菅 「新規のお客さまを増やすこと」「来店頻度を上げること」「滞留時間をのばすこと」。この3つに紐づいていない施策は無意味なんですよ。これが分からないと絶対に数字は上がりません。だけどみんな「やること」が「目的」になってしまうんです。最初来た時はどうしようもなかったので、やらなくていいことをやめました。だから、毎日送っていたLINEもやめました。

編 店内の装飾なども変更されたのですか。

菅 どう感じてもらいたいのかそこから逆算して何を創るかを考え、装飾と販促を分けるようにしました。

編 POPにおける装飾と販促の違いってなんですか。

菅 販促はお客さまの売上につながるもの。装飾は雰囲気です。例えば、当店のキングハナハナのコーナーは独創的な飾りがありますが、あれは装飾なんですよ。ハナハナの装飾も売り上げには直接つながっていなくて雰囲気がいいよねというものです。

編 立て直しのプロである菅野さんのお考えでは、不振店を立て直すのにもっとも重要なものはなんでしょうか。 

菅 「人」だと思いますよ。いくら店長1人がすごくても無理で、だから店長は多くの人を巻き込んでいく力がないといけません。やり方が分からないから動けないという人が今はすごく多いですが、デコったハナハナの拡声器をもってホールに出るだけでお客さまから声もかけてもらえるし、声をかけてもらえたらスタッフも喜びます。業者さんと細かいことを打ち合わせるのが好きな人もいるし、スタッフ一人ひとりの得意なことを見つけて生かすということができた方がいいのです。こうした改善の結果、スタッフの女性比率が65%になり、女性が楽しんで前向きに働けるお店と言う部分も相乗効果としてお店が良くなってきています。

編 菅野さんの考えには全部ゴールがありますね。もう2年熊谷で勤められていますが、昇進されたりとか。

菅 実は5月からエリアマネージャーとして、新体制でスタートすることが決まっています。なのでこの取材のオファーをいただいた時に、どうしても店長のうちに出たかったんです。

編 そうだったんですね。しかし、かんのー店長のファンのお客さまは寂しがるのではないでしょうか。

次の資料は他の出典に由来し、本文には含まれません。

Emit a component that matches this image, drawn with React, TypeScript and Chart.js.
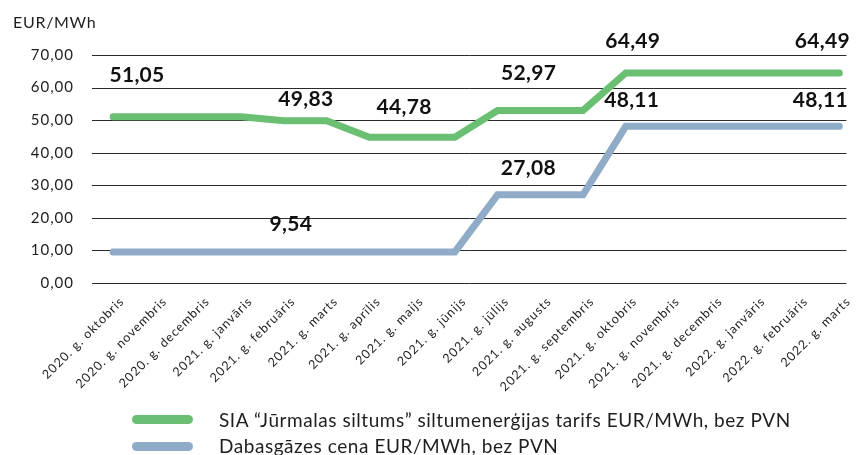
import React, { useEffect, useRef } from 'react';
import { Chart, registerables } from 'chart.js';

Chart.register(...registerables);

const categories: string[] = [
  '2020. g. oktobris', '2020. g. novembris', '2020. g. decembris',
  '2021. g. janvāris', '2021. g. februāris', '2021. g. marts',
  '2021. g. aprīlis', '2021. g. maijs', '2021. g. jūnijs',
  '2021. g. jūlijs', '2021. g. augusts', '2021. g. septembris',
  '2021. g. oktobris', '2021. g. novembris', '2021. g. decembris',
  '2022. g. janvāris', '2022. g. februāris', '2022. g. marts',
];

const tariffValues: number[] = [
  51.05, 51.05, 51.05, 51.05, 49.83, 49.83, 44.78, 44.78, 44.78,
  52.97, 52.97, 52.97, 64.49, 64.49, 64.49, 64.49, 64.49, 64.49,
];

const gasValues: number[] = [
  9.54, 9.54, 9.54, 9.54, 9.54, 9.54, 9.54, 9.54, 9.54,
  27.08, 27.08, 27.08, 48.11, 48.11, 48.11, 48.11, 48.11, 48.11,
];

const seriesNames: string[] = [
  'SIA \u201cJūrmalas siltums\u201d siltumenerģijas tarifs EUR/MWh, bez PVN',
  'Dabasgāzes cena EUR/MWh, bez PVN',
];

const yTickValues: number[] = [0, 10, 20, 30, 40, 50, 60, 70];
const unitLabel = 'EUR/MWh';

// which points carry a value label
const tariffLabelIndex: number[] = [0, 4, 7, 9, 12, 17];
const gasLabelIndex: number[] = [4, 10, 12, 17];

// label placement (style only)
const tariffLabelOffset: [number, number][] = [[24, -41], [22, -21], [-8, -30], [31, -37], [7, -32], [-17, -32]];
const gasLabelOffset: [number, number][] = [[7, -28], [-12, -27], [6, -26], [-19, -26]];

const GREEN = '#6BBF73';
const BLUE = '#8FABC7';
const TEXT = '#1e1e1e';
const FONT = 'Lato, "Noto Sans", sans-serif';

const fmt = (v: number) => v.toFixed(2).replace('.', ',');

const extrasPlugin = {
  id: 'extras',
  beforeDraw(chart: any) {
    chart.ctx.letterSpacing = '1px';
  },
  beforeDatasetsDraw(chart: any) {
    const { ctx, chartArea, scales } = chart;
    const y = scales.y;
    ctx.save();
    ctx.strokeStyle = '#2a2a2a';
    ctx.lineWidth = 1;
    yTickValues.forEach((v) => {
      const py = Math.round(y.getPixelForValue(v)) + 0.5;
      ctx.beginPath();
      ctx.moveTo(chartArea.left - 21, py);
      ctx.lineTo(chartArea.right + 7, py);
      ctx.stroke();
    });
    ctx.fillStyle = TEXT;
    ctx.font = `16px ${FONT}`;
    ctx.letterSpacing = '0.7px';
    ctx.textAlign = 'left';
    ctx.textBaseline = 'middle';
    ctx.fillText(unitLabel, chartArea.left - 100, chartArea.top - 32);
    ctx.restore();
  },
  afterDatasetsDraw(chart: any) {
    const { ctx } = chart;
    ctx.save();
    ctx.fillStyle = '#111';
    ctx.font = `bold 21px ${FONT}`;
    ctx.letterSpacing = '0.3px';
    ctx.textAlign = 'center';
    ctx.textBaseline = 'middle';
    const draw = (dsIndex: number, idxs: number[], offs: [number, number][], values: number[]) => {
      const meta = chart.getDatasetMeta(dsIndex);
      idxs.forEach((i, k) => {
        const el = meta.data[i];
        ctx.fillText(fmt(values[i]), el.x + offs[k][0], el.y + offs[k][1]);
      });
    };
    draw(0, tariffLabelIndex, tariffLabelOffset, tariffValues);
    draw(1, gasLabelIndex, gasLabelOffset, gasValues);
    ctx.restore();
  },
};

export default function App() {
  const canvasRef = useRef<HTMLCanvasElement | null>(null);

  useEffect(() => {
    if (!canvasRef.current) return;
    const chart = new Chart(canvasRef.current, {
      type: 'line',
      data: {
        labels: categories,
        datasets: [
          {
            label: seriesNames[0],
            data: tariffValues,
            borderColor: GREEN,
            backgroundColor: GREEN,
            borderWidth: 7,
            borderCapStyle: 'round',
            borderJoinStyle: 'miter',
            pointRadius: 0,
            tension: 0,
            fill: false,
          },
          {
            label: seriesNames[1],
            data: gasValues,
            borderColor: BLUE,
            backgroundColor: BLUE,
            borderWidth: 7,
            borderCapStyle: 'round',
            borderJoinStyle: 'miter',
            pointRadius: 0,
            tension: 0,
            fill: false,
          },
        ],
      },
      options: {
        animation: false,
        responsive: false,
        maintainAspectRatio: false,
        layout: { padding: { top: 55, right: 16, bottom: 0, left: 0 } },
        plugins: {
          legend: { display: false },
          tooltip: { enabled: false },
          title: { display: false },
        },
        scales: {
          x: {
            offset: false,
            grid: { display: false, drawTicks: false },
            border: { display: false },
            ticks: {
              autoSkip: false,
              maxRotation: 45,
              minRotation: 45,
              padding: 11,
              labelOffset: 9,
              color: TEXT,
              font: { family: FONT, size: 12.5 },
            },
            afterFit: (scale: any) => {
              scale.height = 172;
            },
          },
          y: {
            min: 0,
            max: 70,
            grid: { display: false, drawTicks: false },
            border: { display: false },
            ticks: {
              stepSize: 10,
              padding: 39,
              color: TEXT,
              font: { family: FONT, size: 15 },
              callback: (v: any) => fmt(Number(v)),
            },
            afterFit: (scale: any) => {
              scale.width = 113;
            },
          },
        },
      },
      plugins: [extrasPlugin],
    });
    return () => chart.destroy();
  }, []);

  const legendTops = [419.5, 446];
  const legendColors = [GREEN, BLUE];

  return (
    <div style={{ position: 'absolute', left: 0, top: 0, width: 861, height: 455, background: '#fff', overflow: 'hidden' }}>
      <canvas ref={canvasRef} width={861} height={455} style={{ display: 'block' }} />
      {seriesNames.map((name, i) => (
        <div key={i}>
          <div
            style={{
              position: 'absolute',
              left: 132,
              top: legendTops[i] - 4.5,
              width: 61,
              height: 9,
              borderRadius: 4.5,
              background: legendColors[i],
            }}
          />
          <div
            style={{
              position: 'absolute',
              left: 219,
              top: legendTops[i] - 12,
              height: 24,
              lineHeight: '24px',
              fontFamily: FONT,
              fontSize: 19,
              letterSpacing: '0.55px',
              color: TEXT,
              whiteSpace: 'nowrap',
            }}
          >
            {name}
          </div>
        </div>
      ))}
    </div>
  );
}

菅 4月後半から引継ぎ期間になり、5月から本格的に新体制でスタートになります。その時までは私が管理者として店舗に立ちますし、エリアマネージャーになってからもお店には立ちます。Xを通じてお客さまから「熊谷店は大きく変わった!」とか「スタッフが頑張っている!」などの前向きな応援コメントが自分の中では本当に励みになったし、本当に助けてもらいました。最初は本当に苦しくて毎日悩んでいましたが、皆さんがお店に光を当ててくれたことで少しずつ良くなってきています。今回の記事を通して、感謝の気持ちを絶対に伝えたいと考えておりました。いつも前向きに応援していただき、本当にありがとうございます。